Regardless of the extra few hundred yards until I saw this scoring explanation I’d been chuffed to have run 7 minutes faster than I’ve run all year for a half, and only 5 minutes or so off my best ever. I went out at an ambitious pace and held it, I enjoyed the route and I felt that I raced really well – I ran an average pace of 10:04 with insanely consistent 5k splits. So this definition of not even falling in the category of running regularly or doing any proper training for the race was pretty dispiriting when I actually put in an accomplished performance, unless speed is your only marker of success.
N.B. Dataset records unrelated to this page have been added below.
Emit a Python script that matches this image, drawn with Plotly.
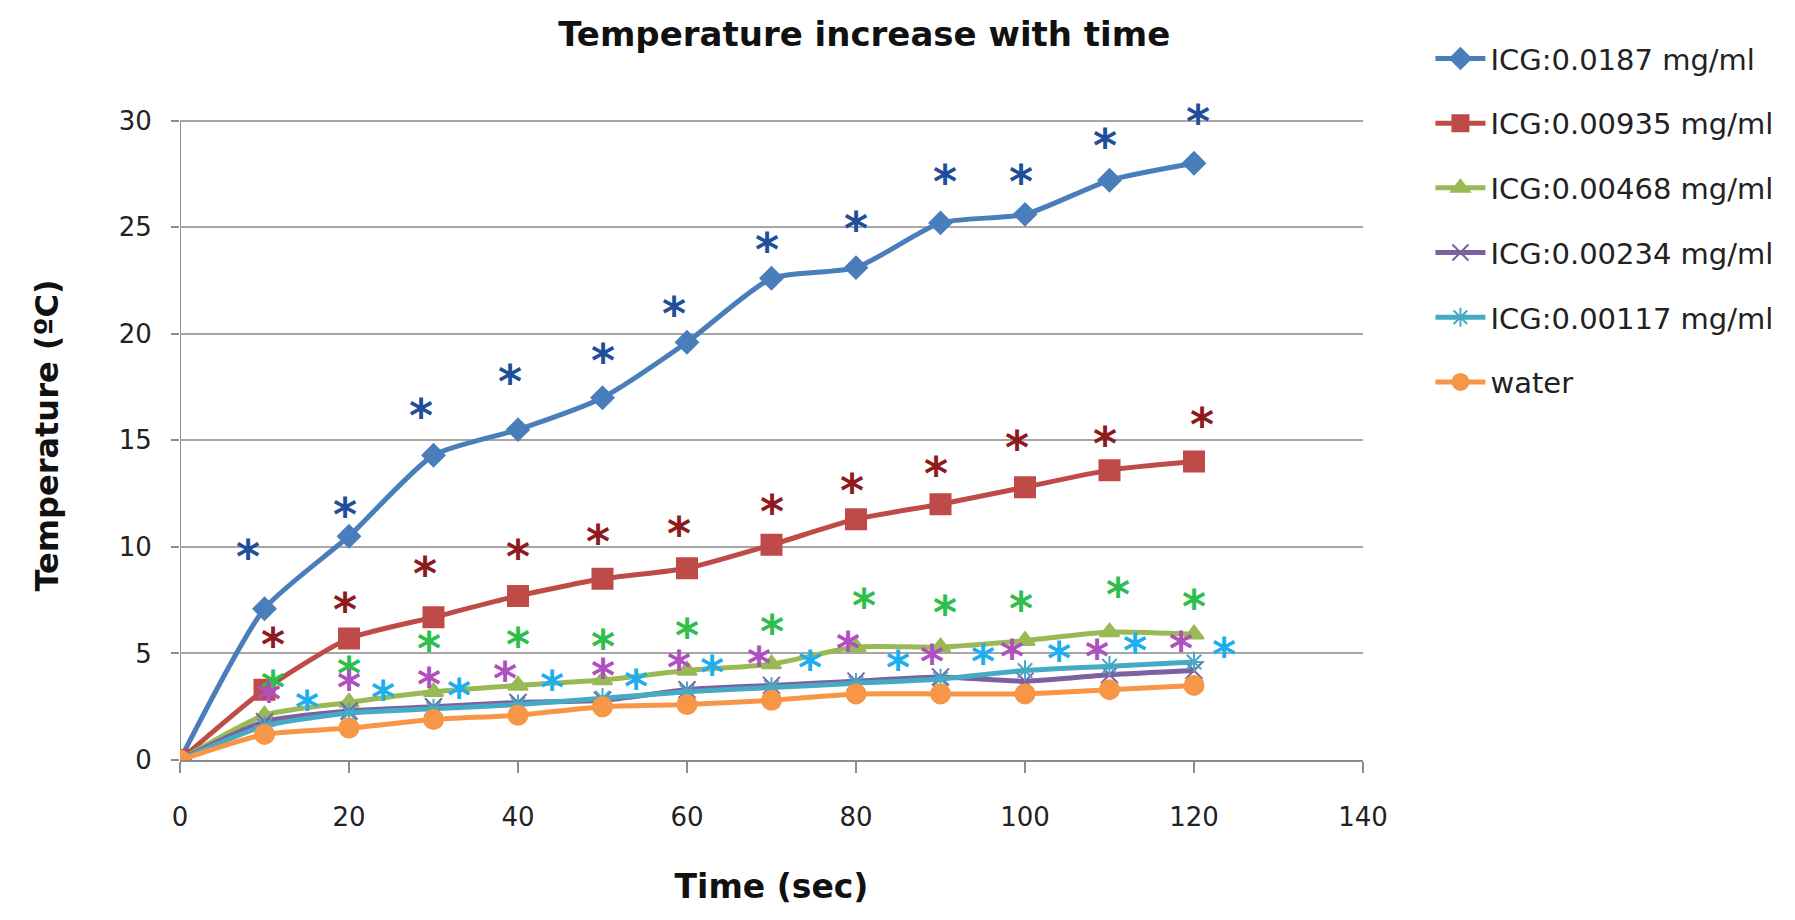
import plotly.graph_objects as go

# time points (sec)
time_s = [0, 10, 20, 30, 40, 50, 60, 70, 80, 90, 100, 110, 120]

# temperature increase (deg C) per ICG concentration
icg_0187 = [0, 7.1, 10.5, 14.3, 15.5, 17.0, 19.6, 22.6, 23.1, 25.2, 25.6, 27.2, 28.0]
icg_00935 = [0, 3.3, 5.7, 6.7, 7.7, 8.5, 9.0, 10.1, 11.3, 12.0, 12.8, 13.6, 14.0]
icg_00468 = [0, 2.1, 2.7, 3.2, 3.5, 3.75, 4.2, 4.5, 5.3, 5.3, 5.6, 6.0, 5.9]
icg_00234 = [0, 1.8, 2.3, 2.5, 2.7, 2.8, 3.3, 3.5, 3.7, 3.9, 3.7, 4.0, 4.2]
icg_00117 = [0, 1.6, 2.2, 2.4, 2.6, 2.9, 3.2, 3.4, 3.6, 3.8, 4.2, 4.4, 4.6]
water = [0, 1.2, 1.5, 1.9, 2.1, 2.5, 2.6, 2.8, 3.1, 3.1, 3.1, 3.3, 3.5]

# significance asterisk positions (x, y) as placed in the original figure
star_blue_x = [8, 19.5, 28.5, 39, 50, 58.5, 69.5, 80, 90.5, 99.5, 109.5, 120.5]
star_blue_y = [9.8, 11.8, 16.4, 18.0, 19.0, 21.2, 24.2, 25.2, 27.4, 27.4, 29.1, 30.2]
star_red_x = [11, 19.5, 29, 40, 49.5, 59, 70, 79.5, 89.5, 99, 109.5, 121]
star_red_y = [5.7, 7.3, 9.0, 9.8, 10.5, 10.9, 11.9, 12.9, 13.7, 14.9, 15.1, 16.0]
star_green_x = [11, 20, 29.5, 40, 50, 60, 70, 81, 90.5, 99.5, 111, 120]
star_green_y = [3.65, 4.3, 5.5, 5.7, 5.6, 6.1, 6.3, 7.5, 7.2, 7.35, 8.0, 7.45]
star_magenta_x = [10.5, 20, 29.5, 38.5, 50, 59, 68.5, 79, 89, 98.5, 108.5, 118.5]
star_magenta_y = [3.1, 3.65, 3.8, 4.1, 4.2, 4.6, 4.8, 5.5, 4.9, 5.1, 5.1, 5.5]
star_cyan_x = [15, 24, 33, 44, 54, 63, 74.5, 85, 95, 104, 113, 123.5]
star_cyan_y = [2.7, 3.2, 3.3, 3.65, 3.7, 4.35, 4.6, 4.6, 4.9, 5.0, 5.4, 5.2]

Y_TOP = 30  # last labelled tick on the temperature axis

FONT = "'DejaVu Sans', sans-serif"

fig = go.Figure()

series = [
    ("ICG:0.0187 mg/ml", icg_0187, "#4A7EBB", "diamond", 17),
    ("ICG:0.00935 mg/ml", icg_00935, "#BE4B48", "square", 20),
    ("ICG:0.00468 mg/ml", icg_00468, "#98B954", "triangle-up", 17),
    ("ICG:0.00234 mg/ml", icg_00234, "#7D60A0", "x-thin-open", 17),
    ("ICG:0.00117 mg/ml", icg_00117, "#46AAC5", "asterisk-open", 17),
    ("water", water, "#F79646", "circle", 19),
]

for i, (name, vals, col, sym, sz) in enumerate(series):
    fig.add_trace(go.Scatter(
        x=time_s, y=vals, name=name, mode="lines+markers",
        legendgroup=f"g{i}",
        line=dict(color=col, width=5, shape="spline", smoothing=0.6),
        marker=dict(symbol=sym, size=sz, color=col, line=dict(color=col, width=2)),
    ))

# asterisks drawn as data-anchored text; yshift centres the glyph on its point
stars = [
    (star_blue_x, star_blue_y, "#1F4E9A"),
    (star_red_x, star_red_y, "#8E1A1E"),
    (star_green_x, star_green_y, "#2DBE4E"),
    (star_magenta_x, star_magenta_y, "#B04FC0"),
    (star_cyan_x, star_cyan_y, "#1EAEF0"),
]
for sx, sy, col in stars:
    for x, y in zip(sx, sy):
        fig.add_annotation(
            x=x, y=y, xref="x", yref="y", text="<b>*</b>", showarrow=False,
            yshift=-6, font=dict(family=FONT, size=46, color=col),
        )

# y axis line stops at the top tick, like the original
fig.add_shape(type="line", xref="x", yref="y", x0=0, x1=0, y0=0, y1=Y_TOP,
              line=dict(color="#8C8C8C", width=2), layer="below")

fig.update_layout(
    width=1795, height=920,
    paper_bgcolor="white", plot_bgcolor="white",
    margin=dict(l=172, r=440, t=103, b=168),
    font=dict(family=FONT, color="#222222", size=26),
    title=dict(text="<b>Temperature increase with time</b>", x=0.477, xanchor="center",
               y=0.972, yanchor="middle", font=dict(size=34, color="#111111")),
    legend=dict(x=1.057, y=1.12, xanchor="left", yanchor="top",
                font=dict(size=29, color="#222222"), tracegroupgap=24,
                itemwidth=50, bgcolor="rgba(0,0,0,0)"),
    showlegend=True,
)

fig.update_xaxes(
    range=[0, 140], dtick=20, tick0=0, showgrid=False, zeroline=False,
    showline=True, linecolor="#8C8C8C", linewidth=2,
    ticks="outside", ticklen=11, tickcolor="#8C8C8C", tickwidth=2,
    ticklabelstandoff=22,
    title=dict(text="<b>Time (sec)</b>", font=dict(size=33, color="#111111"), standoff=44),
)
# range runs a little past 30 so the top asterisk stays visible
fig.update_yaxes(
    range=[0, 30.45], dtick=5, tick0=0, showgrid=True, gridcolor="#A6A6A6", gridwidth=2,
    zeroline=False, showline=False,
    ticks="outside", ticklen=8, tickcolor="#8C8C8C", tickwidth=2,
    ticklabelstandoff=14,
    title=dict(text="<b>Temperature (ºC)</b>", font=dict(size=32, color="#111111"), standoff=50),
)

fig.write_html("out.html")
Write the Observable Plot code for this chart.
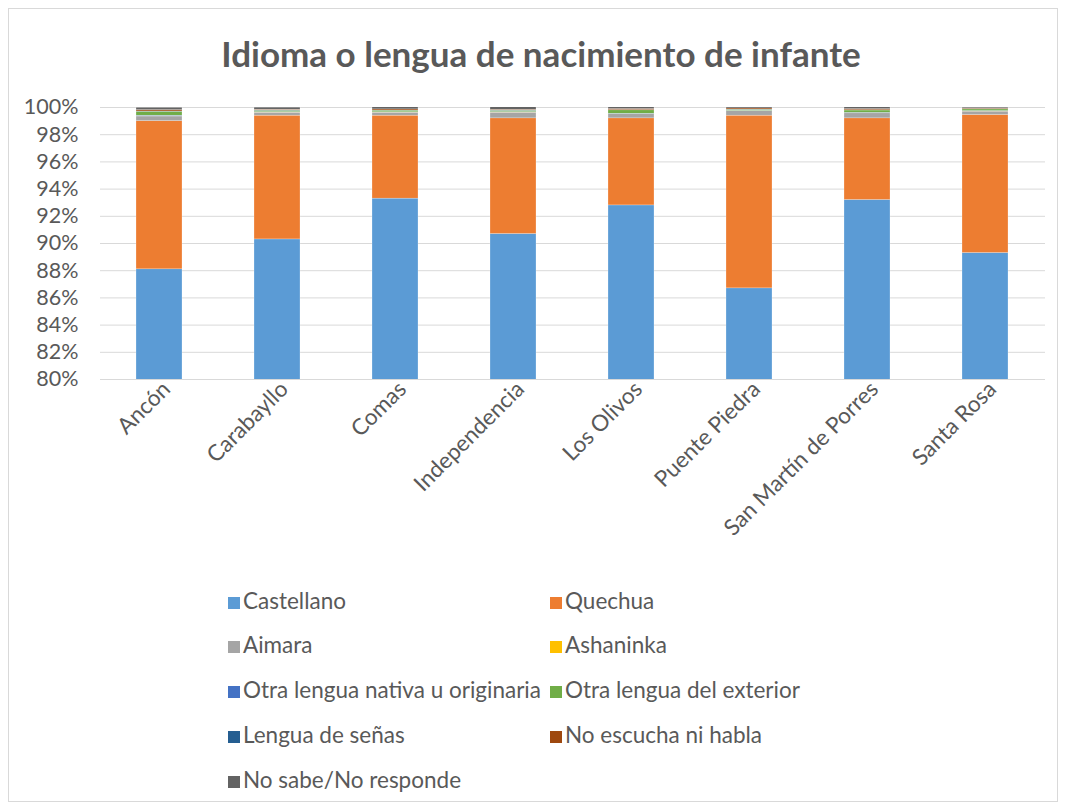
<!DOCTYPE html>
<html>
<head>
<meta charset="utf-8">
<script src="https://cdn.jsdelivr.net/npm/d3@7"></script>
<script src="https://cdn.jsdelivr.net/npm/@observablehq/plot@0.6"></script>
<style>
  body { margin: 0; background: #fff; font-family: Lato, "Open Sans", sans-serif; }
  #frame { position: relative; width: 1065px; height: 809px; overflow: hidden; }
  #border { position: absolute; left: 8px; top: 8px; width: 1048px; height: 792px; border: 1px solid #d9d9d9; }
  #title { position: absolute; left: 0; width: 1082px; top: 31px; text-align: center; font-size: 35px; font-weight: bold; color: #595959; line-height: 44px; }
  #chart { position: absolute; left: 0; top: 80px; }
  .leg { position: absolute; font-size: 22.5px; color: #595959; white-space: nowrap; line-height: 24px; }
  .leg span.sw { display: inline-block; width: 12px; height: 12px; margin-right: 3px; vertical-align: 0px; }
</style>
</head>
<body>
<div id="frame">
  <div id="border"></div>
  <div id="title">Idioma o lengua de nacimiento de infante</div>
  <div id="chart"></div>
  <div id="legend"></div>
</div>
<script>
const districts = ["Ancón", "Carabayllo", "Comas", "Independencia", "Los Olivos", "Puente Piedra", "San Martín de Porres", "Santa Rosa"];
const seriesNames = ["Castellano", "Quechua", "Aimara", "Ashaninka", "Otra lengua nativa u originaria", "Otra lengua del exterior", "Lengua de señas", "No escucha ni habla", "No sabe/No responde"];
const seriesColors = ["#5B9BD5", "#ED7D31", "#A5A5A5", "#FFC000", "#4472C4", "#70AD47", "#255E91", "#9E480E", "#636363"];

const castellano   = [88.1, 90.3, 93.3, 90.7, 92.8, 86.7, 93.2, 89.3];
const quechua      = [10.9, 9.1, 6.1, 8.5, 6.4, 12.7, 6.0, 10.15];
const aimara       = [0.34, 0.22, 0.22, 0.42, 0.30, 0.32, 0.37, 0.25];
const ashaninka    = [0.01, 0.01, 0.01, 0.01, 0.01, 0.01, 0.01, 0.01];
const otraNativa   = [0.05, 0.03, 0.02, 0.03, 0.03, 0.02, 0.03, 0.03];
const otraExterior = [0.29, 0.10, 0.12, 0.10, 0.25, 0.08, 0.17, 0.12];
const senas        = [0.02, 0.03, 0.01, 0.02, 0.02, 0.02, 0.02, 0.03];
const noEscucha    = [0.10, 0.05, 0.08, 0.05, 0.08, 0.08, 0.08, 0.05];
const noSabe       = [0.17, 0.15, 0.17, 0.20, 0.17, 0.12, 0.17, 0.12];
const yTicks = [80, 82, 84, 86, 88, 90, 92, 94, 96, 98, 100];

const seriesValues = [castellano, quechua, aimara, ashaninka, otraNativa, otraExterior, senas, noEscucha, noSabe];
const rows = [];
seriesNames.forEach((s, si) => districts.forEach((d, di) => rows.push({district: d, series: s, value: seriesValues[si][di]})));

const font = "Lato, 'Open Sans', sans-serif";
const chart = Plot.plot({
  width: 1065,
  height: 490,
  marginLeft: 100,
  marginRight: 20,
  marginTop: 27,
  marginBottom: 191,
  style: {fontFamily: font, fontSize: "21.5px", color: "#595959", background: "transparent"},
  x: {domain: districts, label: null, paddingInner: 0.61, paddingOuter: 0.305},
  y: {domain: [80, 100], label: null},
  color: {domain: seriesNames, range: seriesColors},
  marks: [
    Plot.gridY(yTicks, {stroke: "#d9d9d9", strokeOpacity: 1, strokeWidth: 1}),
    Plot.axisY(yTicks, {tickSize: 0, tickPadding: 22, tickFormat: d => d + "%", label: null, fill: "#595959", fontSize: 21.5}),
    Plot.axisX({tickSize: 0, tickRotate: -45, tickPadding: 6, dx: 7, label: null, fill: "#595959", fontSize: 22.5}),
    Plot.barY(rows, {x: "district", y: "value", fill: "series", order: seriesNames, clip: true, stroke: "white", strokeWidth: 0.4, strokeOpacity: 0.6})
  ]
});
document.getElementById("chart").appendChild(chart);

const legend = document.getElementById("legend");
const colX = [228, 550];
const rowY = [589, 633, 678, 723, 768];
seriesNames.forEach((s, i) => {
  const el = document.createElement("div");
  el.className = "leg";
  el.style.left = colX[i % 2] + "px";
  el.style.top = rowY[Math.floor(i / 2)] + "px";
  el.innerHTML = `<span class="sw" style="background:${seriesColors[i]}"></span>${s}`;
  legend.appendChild(el);
});
</script>
</body>
</html>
Recently at work a colleague asked about my 5k time and when I said at my best I would be somewhere between 27:30 and 28 minutes he responded with ‘oh, I thought you were a serious runner’. This Great Run scoring is a version of the same thing, and I’m sorry, but no one else gets to decide this for you. If you’re out there several times a week and you’re working at the top of your own capacity and running with strategy then what else do you need to do to be considered a ‘serious’ runner?
If this had been age graded I would have looked at my 49%, thought yes that seems about right, but I’ll improve that next year when I change focus from distance to pace (I’m on my fourth round of marathon training in two years, but not in any ‘focused’ way, naturally). It would have motivated me to do better next time. I do get that this is exactly what Great Run are trying to do here, but that misjudged little bit of text means I’m left with a really nasty aftertaste from a race which was actually pretty great. I mean nothing on the race mementos to show the distance we’ve run, but minute analysis of how well you think we’ve done based on how fast we ran it?
Speed is not the be all and end all. Don’t be pacist, Great Run.
I don’t know – maybe I’m being unfair to them, but honestly I nearly didn’t even bother hanging my medal up when we got home. It really took the shine off the day for me. This is why I’m never sure about these big events. At a smaller race organised by a running club the distance is usually correct, you tend to get a properly bespoke memento (the excellent T shirt and medal we got for Burnham Beeches recently being a case in point) and no one tries to patronise or judge you if you’re not a sub-2 half runner.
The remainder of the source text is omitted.